Мне в очередной раз захотелось броситься этой милой женщине на шею и на весь мир закричать ей о том, что я и есть Сашенька, но я прекрасно понимала, что не должна этого делать.

Любовь Викторовна открыла дверь в Женькину комнату.

– Женя, у нас гости.

Я тут же вошла и закрыла за собой дверь, оставив домработницу по ту сторону двери.

– Какие ещё гости?! – Я услышала слабый голос брата.

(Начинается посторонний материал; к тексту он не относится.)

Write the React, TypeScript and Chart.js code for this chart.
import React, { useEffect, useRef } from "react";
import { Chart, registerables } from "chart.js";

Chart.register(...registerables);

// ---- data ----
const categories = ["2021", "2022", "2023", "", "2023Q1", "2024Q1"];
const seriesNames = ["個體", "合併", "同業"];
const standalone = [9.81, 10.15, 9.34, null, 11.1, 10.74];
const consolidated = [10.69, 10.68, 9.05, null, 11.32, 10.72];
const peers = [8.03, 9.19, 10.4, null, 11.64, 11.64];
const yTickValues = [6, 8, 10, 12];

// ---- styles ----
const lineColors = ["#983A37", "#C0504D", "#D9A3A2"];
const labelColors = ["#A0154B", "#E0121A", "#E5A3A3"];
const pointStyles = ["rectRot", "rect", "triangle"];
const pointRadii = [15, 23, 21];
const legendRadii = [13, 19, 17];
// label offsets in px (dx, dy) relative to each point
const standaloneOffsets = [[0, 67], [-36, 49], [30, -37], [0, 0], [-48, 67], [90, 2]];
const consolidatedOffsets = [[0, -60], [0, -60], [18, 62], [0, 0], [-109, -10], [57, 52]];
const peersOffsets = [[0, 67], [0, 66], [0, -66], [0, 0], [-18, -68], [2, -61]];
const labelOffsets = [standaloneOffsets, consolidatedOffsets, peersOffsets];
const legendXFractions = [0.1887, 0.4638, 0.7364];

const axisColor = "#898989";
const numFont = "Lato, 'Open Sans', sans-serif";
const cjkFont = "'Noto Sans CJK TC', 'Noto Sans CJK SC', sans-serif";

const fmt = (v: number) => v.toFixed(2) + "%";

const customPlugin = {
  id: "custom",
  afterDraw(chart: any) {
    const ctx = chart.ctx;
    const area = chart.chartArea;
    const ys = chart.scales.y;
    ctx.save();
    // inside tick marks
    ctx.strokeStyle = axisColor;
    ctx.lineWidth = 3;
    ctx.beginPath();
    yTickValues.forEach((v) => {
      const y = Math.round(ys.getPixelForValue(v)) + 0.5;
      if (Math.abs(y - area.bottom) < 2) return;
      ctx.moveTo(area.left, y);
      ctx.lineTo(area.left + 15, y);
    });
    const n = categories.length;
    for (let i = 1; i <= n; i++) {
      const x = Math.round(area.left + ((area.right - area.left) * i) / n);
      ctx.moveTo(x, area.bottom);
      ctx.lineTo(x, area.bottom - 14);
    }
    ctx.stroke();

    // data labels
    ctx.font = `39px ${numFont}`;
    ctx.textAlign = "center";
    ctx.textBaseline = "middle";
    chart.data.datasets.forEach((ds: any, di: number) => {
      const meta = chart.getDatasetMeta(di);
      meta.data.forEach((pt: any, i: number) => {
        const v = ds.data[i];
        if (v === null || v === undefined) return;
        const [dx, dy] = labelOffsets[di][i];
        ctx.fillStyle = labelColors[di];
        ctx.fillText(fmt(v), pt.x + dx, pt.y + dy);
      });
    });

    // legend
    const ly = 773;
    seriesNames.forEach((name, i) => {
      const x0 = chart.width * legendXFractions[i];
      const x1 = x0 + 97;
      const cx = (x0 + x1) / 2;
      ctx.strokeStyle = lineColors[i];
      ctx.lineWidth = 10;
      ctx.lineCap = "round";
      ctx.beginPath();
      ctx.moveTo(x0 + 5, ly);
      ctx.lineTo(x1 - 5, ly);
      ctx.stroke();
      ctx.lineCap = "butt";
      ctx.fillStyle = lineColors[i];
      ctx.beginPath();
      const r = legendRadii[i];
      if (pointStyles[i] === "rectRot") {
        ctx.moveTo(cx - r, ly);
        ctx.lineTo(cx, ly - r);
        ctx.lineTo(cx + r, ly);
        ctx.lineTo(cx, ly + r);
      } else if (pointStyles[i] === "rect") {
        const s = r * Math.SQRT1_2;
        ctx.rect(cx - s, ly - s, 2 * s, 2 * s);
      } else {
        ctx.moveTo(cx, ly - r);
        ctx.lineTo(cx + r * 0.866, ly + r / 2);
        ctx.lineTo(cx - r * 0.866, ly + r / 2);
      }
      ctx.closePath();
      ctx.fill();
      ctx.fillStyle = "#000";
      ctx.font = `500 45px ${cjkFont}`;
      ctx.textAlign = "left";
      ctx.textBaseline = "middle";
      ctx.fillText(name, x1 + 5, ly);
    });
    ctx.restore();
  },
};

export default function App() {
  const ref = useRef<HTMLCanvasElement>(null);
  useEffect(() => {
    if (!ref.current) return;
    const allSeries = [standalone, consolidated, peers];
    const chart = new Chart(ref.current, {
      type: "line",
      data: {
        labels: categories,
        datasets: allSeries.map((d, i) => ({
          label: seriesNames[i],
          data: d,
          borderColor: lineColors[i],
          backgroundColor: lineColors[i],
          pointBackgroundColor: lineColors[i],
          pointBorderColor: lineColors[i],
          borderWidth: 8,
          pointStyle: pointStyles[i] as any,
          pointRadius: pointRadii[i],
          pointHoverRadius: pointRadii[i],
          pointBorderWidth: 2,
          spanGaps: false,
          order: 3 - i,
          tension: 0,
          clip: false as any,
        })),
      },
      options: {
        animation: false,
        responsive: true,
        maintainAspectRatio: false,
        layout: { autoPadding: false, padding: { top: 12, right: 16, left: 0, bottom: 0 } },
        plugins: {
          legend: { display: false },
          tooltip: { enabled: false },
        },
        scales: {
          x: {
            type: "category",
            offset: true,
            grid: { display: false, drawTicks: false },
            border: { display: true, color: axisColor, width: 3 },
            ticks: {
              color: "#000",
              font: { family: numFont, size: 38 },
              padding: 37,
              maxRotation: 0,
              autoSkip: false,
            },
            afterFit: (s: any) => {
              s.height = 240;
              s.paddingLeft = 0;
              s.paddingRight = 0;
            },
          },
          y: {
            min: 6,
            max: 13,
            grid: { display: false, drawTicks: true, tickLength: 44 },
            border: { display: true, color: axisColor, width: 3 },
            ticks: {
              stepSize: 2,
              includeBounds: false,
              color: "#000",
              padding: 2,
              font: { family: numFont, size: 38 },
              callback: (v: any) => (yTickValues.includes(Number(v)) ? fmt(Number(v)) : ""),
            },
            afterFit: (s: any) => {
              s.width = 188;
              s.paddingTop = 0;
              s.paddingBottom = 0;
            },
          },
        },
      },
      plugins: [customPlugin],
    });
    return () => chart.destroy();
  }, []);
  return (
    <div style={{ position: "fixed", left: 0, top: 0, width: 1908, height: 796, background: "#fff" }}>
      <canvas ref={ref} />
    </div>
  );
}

– Привет… – Я с болью в душе посмотрела на человека, сидевшего в инвалидной коляске, и почувствовала, как от дикой, раздирающей боли мое сердце сжалось в комок. Уж больно он был бледен и слаб. В этом человеке не было ничего от того Женьки, который хоть и ездил в инвалидной коляске, но вел активную жизнь. С которым я ругалась по поводу женских трусов, валяющихся у двери, горы пустых бутылок из-под спиртного и его помятого внешнего вида. Теперь же этого внешнего вида не было вообще. Выпирающие кости были обтянуты белой прозрачной кожей, такой тонкой, что казалось, если к ней прикоснуться, она просто порвется.

– Ты кто и как ты сюда попала?

На коленях брата лежал мой портрет, на котором я улыбалась своей широкой яркой улыбкой, обнажив свои белоснежные зубы, и держала огромный букет орхидей, подаренных мне братом. Я вздрогнула оттого, что мой портрет был обрамлен черной рамкой, и, несмотря на то, что на фотографии я смеялась, он наводил только на грустные мысли.